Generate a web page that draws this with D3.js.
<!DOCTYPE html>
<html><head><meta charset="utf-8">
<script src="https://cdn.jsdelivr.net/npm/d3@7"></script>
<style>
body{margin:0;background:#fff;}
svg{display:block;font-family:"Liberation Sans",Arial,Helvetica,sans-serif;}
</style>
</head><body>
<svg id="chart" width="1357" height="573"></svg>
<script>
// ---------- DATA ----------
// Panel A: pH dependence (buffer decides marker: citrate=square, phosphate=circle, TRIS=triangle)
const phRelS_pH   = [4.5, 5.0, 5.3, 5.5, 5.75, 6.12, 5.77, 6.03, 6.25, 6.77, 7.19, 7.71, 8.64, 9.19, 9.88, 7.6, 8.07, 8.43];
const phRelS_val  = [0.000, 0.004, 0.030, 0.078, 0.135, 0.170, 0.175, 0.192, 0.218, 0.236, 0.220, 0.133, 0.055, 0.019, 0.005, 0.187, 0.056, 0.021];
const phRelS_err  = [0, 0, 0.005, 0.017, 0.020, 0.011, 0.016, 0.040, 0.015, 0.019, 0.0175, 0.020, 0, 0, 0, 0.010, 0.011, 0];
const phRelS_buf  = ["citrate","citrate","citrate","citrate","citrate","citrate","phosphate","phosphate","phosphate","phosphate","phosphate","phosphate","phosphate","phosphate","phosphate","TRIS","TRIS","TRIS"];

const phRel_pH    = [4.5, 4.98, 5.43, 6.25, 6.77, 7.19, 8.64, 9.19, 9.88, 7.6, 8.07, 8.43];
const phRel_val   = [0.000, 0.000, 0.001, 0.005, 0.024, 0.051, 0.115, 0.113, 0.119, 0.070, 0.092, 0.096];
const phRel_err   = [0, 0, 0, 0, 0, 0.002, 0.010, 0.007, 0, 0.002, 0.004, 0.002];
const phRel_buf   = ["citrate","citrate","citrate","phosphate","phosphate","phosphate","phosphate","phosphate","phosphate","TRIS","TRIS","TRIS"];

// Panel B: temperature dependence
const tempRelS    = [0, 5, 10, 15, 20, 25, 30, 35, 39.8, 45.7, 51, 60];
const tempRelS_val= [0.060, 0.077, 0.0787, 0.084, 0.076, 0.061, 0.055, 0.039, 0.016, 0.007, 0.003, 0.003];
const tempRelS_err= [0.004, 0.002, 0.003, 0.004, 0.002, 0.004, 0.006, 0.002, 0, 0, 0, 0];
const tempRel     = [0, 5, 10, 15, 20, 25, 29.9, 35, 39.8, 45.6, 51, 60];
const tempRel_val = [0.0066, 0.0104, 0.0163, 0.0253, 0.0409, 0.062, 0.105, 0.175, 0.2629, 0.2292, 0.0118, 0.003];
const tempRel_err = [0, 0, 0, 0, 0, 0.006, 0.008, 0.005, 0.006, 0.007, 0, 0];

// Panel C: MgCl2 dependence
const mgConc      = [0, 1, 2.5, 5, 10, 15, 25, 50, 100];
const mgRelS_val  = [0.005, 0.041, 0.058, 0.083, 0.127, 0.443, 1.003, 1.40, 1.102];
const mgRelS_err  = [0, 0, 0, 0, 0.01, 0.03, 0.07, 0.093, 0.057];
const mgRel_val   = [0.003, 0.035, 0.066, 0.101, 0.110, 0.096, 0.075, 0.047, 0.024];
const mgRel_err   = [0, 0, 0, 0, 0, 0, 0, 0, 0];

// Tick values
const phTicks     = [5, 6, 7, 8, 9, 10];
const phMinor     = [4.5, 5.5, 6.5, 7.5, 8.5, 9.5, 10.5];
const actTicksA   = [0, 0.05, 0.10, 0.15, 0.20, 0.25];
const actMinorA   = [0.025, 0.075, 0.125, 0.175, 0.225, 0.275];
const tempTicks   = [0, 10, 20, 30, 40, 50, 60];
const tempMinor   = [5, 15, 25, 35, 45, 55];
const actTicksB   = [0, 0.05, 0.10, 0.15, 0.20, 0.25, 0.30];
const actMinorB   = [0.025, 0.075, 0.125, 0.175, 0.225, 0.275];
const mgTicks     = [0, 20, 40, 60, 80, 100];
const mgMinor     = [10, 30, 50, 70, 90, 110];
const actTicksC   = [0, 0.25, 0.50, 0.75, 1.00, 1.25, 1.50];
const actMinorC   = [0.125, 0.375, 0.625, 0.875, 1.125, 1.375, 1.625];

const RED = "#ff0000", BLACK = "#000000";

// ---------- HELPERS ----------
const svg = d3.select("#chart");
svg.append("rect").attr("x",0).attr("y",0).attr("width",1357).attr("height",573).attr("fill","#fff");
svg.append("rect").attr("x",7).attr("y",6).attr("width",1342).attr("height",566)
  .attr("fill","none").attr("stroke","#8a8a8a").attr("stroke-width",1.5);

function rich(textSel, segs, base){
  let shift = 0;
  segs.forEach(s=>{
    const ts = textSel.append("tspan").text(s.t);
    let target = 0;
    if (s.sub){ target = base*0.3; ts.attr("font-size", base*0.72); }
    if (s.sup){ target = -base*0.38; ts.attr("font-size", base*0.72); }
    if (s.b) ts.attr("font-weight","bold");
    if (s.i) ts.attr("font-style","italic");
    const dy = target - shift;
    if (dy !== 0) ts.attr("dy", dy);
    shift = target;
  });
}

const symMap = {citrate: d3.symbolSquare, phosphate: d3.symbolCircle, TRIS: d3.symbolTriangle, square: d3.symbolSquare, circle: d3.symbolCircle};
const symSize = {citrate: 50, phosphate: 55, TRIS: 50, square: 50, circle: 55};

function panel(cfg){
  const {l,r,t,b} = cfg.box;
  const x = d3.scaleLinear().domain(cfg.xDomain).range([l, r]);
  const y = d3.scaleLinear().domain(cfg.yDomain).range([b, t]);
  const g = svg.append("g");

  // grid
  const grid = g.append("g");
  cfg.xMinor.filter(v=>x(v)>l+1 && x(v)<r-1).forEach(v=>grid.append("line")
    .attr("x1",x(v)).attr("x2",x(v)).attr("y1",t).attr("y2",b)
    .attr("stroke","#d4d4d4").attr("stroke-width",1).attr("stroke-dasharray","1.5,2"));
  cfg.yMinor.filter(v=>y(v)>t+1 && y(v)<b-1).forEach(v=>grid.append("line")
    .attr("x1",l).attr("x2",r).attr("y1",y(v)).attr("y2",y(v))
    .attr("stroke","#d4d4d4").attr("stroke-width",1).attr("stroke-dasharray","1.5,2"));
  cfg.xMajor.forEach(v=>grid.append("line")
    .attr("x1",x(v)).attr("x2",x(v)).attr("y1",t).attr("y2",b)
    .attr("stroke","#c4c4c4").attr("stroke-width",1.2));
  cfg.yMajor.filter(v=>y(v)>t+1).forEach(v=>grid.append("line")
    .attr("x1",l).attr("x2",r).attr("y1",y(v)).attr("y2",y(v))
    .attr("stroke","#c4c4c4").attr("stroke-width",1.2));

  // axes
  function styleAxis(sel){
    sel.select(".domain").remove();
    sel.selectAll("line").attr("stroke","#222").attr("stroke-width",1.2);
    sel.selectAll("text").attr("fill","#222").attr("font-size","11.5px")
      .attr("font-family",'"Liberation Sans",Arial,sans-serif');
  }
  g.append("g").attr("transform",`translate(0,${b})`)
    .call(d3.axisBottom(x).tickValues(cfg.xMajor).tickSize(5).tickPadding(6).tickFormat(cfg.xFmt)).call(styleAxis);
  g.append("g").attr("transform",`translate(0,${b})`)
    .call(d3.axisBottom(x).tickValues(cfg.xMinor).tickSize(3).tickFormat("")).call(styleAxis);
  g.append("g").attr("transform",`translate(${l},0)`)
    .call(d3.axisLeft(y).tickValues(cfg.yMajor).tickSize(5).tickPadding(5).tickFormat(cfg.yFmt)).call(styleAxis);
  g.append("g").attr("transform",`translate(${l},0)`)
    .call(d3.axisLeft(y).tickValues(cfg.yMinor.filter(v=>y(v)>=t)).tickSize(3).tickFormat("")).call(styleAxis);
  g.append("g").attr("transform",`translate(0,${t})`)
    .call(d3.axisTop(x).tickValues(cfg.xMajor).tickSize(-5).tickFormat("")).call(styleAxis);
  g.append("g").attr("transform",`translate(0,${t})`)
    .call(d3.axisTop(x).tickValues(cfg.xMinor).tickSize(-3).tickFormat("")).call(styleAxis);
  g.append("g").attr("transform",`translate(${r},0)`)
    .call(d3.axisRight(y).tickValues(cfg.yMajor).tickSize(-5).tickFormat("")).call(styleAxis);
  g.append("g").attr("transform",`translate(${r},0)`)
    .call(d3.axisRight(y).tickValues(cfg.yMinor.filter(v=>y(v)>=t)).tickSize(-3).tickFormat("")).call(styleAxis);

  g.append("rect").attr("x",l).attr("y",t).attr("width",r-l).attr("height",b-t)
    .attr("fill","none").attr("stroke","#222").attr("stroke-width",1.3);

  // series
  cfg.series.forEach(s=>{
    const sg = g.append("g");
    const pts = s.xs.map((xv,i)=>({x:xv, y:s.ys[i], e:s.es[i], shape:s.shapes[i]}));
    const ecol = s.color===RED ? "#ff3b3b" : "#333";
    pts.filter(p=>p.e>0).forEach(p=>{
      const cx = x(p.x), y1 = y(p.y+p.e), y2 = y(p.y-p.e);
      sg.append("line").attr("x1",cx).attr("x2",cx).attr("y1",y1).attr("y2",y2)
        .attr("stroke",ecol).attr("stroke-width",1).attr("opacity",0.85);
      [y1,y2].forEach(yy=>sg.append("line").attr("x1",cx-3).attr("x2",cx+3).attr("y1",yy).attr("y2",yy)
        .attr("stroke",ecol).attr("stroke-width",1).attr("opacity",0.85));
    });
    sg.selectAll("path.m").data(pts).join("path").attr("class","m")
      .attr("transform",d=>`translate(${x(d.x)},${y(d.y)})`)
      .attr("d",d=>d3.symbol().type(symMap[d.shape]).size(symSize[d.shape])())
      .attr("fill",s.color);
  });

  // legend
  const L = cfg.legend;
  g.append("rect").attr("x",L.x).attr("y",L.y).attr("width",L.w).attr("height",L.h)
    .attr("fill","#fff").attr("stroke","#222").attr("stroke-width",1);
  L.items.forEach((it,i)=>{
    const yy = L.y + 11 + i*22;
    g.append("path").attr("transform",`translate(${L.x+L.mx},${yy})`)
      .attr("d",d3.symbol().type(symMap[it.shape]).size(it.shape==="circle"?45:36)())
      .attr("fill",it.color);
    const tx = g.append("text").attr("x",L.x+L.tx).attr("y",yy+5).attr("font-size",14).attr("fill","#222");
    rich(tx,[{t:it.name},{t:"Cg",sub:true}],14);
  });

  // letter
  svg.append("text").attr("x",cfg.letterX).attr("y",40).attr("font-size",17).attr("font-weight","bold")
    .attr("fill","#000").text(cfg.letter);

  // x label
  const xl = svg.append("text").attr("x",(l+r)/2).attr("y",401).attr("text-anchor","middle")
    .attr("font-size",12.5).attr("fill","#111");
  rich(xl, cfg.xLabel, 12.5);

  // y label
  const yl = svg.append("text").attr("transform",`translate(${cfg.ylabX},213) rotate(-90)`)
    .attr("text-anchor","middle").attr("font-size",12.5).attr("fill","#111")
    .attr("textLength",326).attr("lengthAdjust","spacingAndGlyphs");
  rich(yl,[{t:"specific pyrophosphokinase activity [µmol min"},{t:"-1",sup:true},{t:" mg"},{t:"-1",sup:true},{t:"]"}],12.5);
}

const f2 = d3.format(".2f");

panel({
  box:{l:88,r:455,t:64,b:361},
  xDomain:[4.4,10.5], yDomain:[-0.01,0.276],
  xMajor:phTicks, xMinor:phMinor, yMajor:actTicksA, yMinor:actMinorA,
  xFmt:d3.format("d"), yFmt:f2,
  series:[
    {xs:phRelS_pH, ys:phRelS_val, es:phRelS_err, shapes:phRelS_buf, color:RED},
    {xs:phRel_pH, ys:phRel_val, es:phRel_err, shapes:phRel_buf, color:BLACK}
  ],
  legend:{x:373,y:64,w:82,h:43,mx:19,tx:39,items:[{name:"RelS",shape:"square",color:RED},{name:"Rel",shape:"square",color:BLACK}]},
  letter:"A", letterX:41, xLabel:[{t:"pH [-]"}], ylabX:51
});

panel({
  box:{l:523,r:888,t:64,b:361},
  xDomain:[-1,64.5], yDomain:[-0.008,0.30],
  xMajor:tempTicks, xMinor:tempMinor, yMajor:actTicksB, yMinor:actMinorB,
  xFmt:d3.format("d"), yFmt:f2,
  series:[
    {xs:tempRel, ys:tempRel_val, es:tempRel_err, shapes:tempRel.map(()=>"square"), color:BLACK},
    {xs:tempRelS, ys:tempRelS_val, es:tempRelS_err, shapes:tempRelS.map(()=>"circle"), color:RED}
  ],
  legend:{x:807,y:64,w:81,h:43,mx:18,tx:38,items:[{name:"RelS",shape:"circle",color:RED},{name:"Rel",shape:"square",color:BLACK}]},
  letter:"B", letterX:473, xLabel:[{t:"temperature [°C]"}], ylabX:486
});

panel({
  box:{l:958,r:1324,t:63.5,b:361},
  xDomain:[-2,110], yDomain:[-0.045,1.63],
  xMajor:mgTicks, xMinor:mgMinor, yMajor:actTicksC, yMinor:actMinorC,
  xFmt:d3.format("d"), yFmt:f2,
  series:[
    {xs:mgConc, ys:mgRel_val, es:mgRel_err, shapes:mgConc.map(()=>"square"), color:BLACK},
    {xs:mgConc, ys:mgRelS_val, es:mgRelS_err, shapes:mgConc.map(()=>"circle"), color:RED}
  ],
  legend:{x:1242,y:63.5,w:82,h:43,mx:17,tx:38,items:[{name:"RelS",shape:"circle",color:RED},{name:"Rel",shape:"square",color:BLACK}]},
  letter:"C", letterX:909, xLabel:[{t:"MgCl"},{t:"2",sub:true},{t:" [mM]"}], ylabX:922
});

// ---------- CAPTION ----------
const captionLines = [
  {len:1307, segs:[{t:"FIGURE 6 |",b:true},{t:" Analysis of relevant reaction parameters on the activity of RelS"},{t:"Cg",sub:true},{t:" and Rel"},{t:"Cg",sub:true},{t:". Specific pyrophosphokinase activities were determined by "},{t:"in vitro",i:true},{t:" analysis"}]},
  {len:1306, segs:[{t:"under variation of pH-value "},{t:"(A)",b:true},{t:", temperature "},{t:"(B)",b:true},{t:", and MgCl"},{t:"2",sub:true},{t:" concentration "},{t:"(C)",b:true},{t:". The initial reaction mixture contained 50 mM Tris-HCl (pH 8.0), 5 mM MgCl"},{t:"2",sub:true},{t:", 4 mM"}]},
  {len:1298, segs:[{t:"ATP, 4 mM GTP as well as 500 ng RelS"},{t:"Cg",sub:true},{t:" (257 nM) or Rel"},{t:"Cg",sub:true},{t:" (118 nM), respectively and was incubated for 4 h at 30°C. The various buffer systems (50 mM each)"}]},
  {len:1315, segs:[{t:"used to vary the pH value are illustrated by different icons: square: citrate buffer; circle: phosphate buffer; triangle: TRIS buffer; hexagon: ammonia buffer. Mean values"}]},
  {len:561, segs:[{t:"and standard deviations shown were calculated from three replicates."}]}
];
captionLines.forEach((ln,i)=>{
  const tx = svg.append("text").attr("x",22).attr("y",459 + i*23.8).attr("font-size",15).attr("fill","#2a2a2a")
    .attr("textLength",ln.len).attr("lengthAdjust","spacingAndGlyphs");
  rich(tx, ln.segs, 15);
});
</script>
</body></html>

(Task objective):
In the listing above, reproduce the first line and each one after it through the line that contains "0.007, 0, 0];".

(Problem solution):
Generate a web page that draws this with D3.js.
<!DOCTYPE html>
<html><head><meta charset="utf-8">
<script src="https://cdn.jsdelivr.net/npm/d3@7"></script>
<style>
body{margin:0;background:#fff;}
svg{display:block;font-family:"Liberation Sans",Arial,Helvetica,sans-serif;}
</style>
</head><body>
<svg id="chart" width="1357" height="573"></svg>
<script>
// ---------- DATA ----------
// Panel A: pH dependence (buffer decides marker: citrate=square, phosphate=circle, TRIS=triangle)
const phRelS_pH   = [4.5, 5.0, 5.3, 5.5, 5.75, 6.12, 5.77, 6.03, 6.25, 6.77, 7.19, 7.71, 8.64, 9.19, 9.88, 7.6, 8.07, 8.43];
const phRelS_val  = [0.000, 0.004, 0.030, 0.078, 0.135, 0.170, 0.175, 0.192, 0.218, 0.236, 0.220, 0.133, 0.055, 0.019, 0.005, 0.187, 0.056, 0.021];
const phRelS_err  = [0, 0, 0.005, 0.017, 0.020, 0.011, 0.016, 0.040, 0.015, 0.019, 0.0175, 0.020, 0, 0, 0, 0.010, 0.011, 0];
const phRelS_buf  = ["citrate","citrate","citrate","citrate","citrate","citrate","phosphate","phosphate","phosphate","phosphate","phosphate","phosphate","phosphate","phosphate","phosphate","TRIS","TRIS","TRIS"];

const phRel_pH    = [4.5, 4.98, 5.43, 6.25, 6.77, 7.19, 8.64, 9.19, 9.88, 7.6, 8.07, 8.43];
const phRel_val   = [0.000, 0.000, 0.001, 0.005, 0.024, 0.051, 0.115, 0.113, 0.119, 0.070, 0.092, 0.096];
const phRel_err   = [0, 0, 0, 0, 0, 0.002, 0.010, 0.007, 0, 0.002, 0.004, 0.002];
const phRel_buf   = ["citrate","citrate","citrate","phosphate","phosphate","phosphate","phosphate","phosphate","phosphate","TRIS","TRIS","TRIS"];

// Panel B: temperature dependence
const tempRelS    = [0, 5, 10, 15, 20, 25, 30, 35, 39.8, 45.7, 51, 60];
const tempRelS_val= [0.060, 0.077, 0.0787, 0.084, 0.076, 0.061, 0.055, 0.039, 0.016, 0.007, 0.003, 0.003];
const tempRelS_err= [0.004, 0.002, 0.003, 0.004, 0.002, 0.004, 0.006, 0.002, 0, 0, 0, 0];
const tempRel     = [0, 5, 10, 15, 20, 25, 29.9, 35, 39.8, 45.6, 51, 60];
const tempRel_val = [0.0066, 0.0104, 0.0163, 0.0253, 0.0409, 0.062, 0.105, 0.175, 0.2629, 0.2292, 0.0118, 0.003];
const tempRel_err = [0, 0, 0, 0, 0, 0.006, 0.008, 0.005, 0.006, 0.007, 0, 0];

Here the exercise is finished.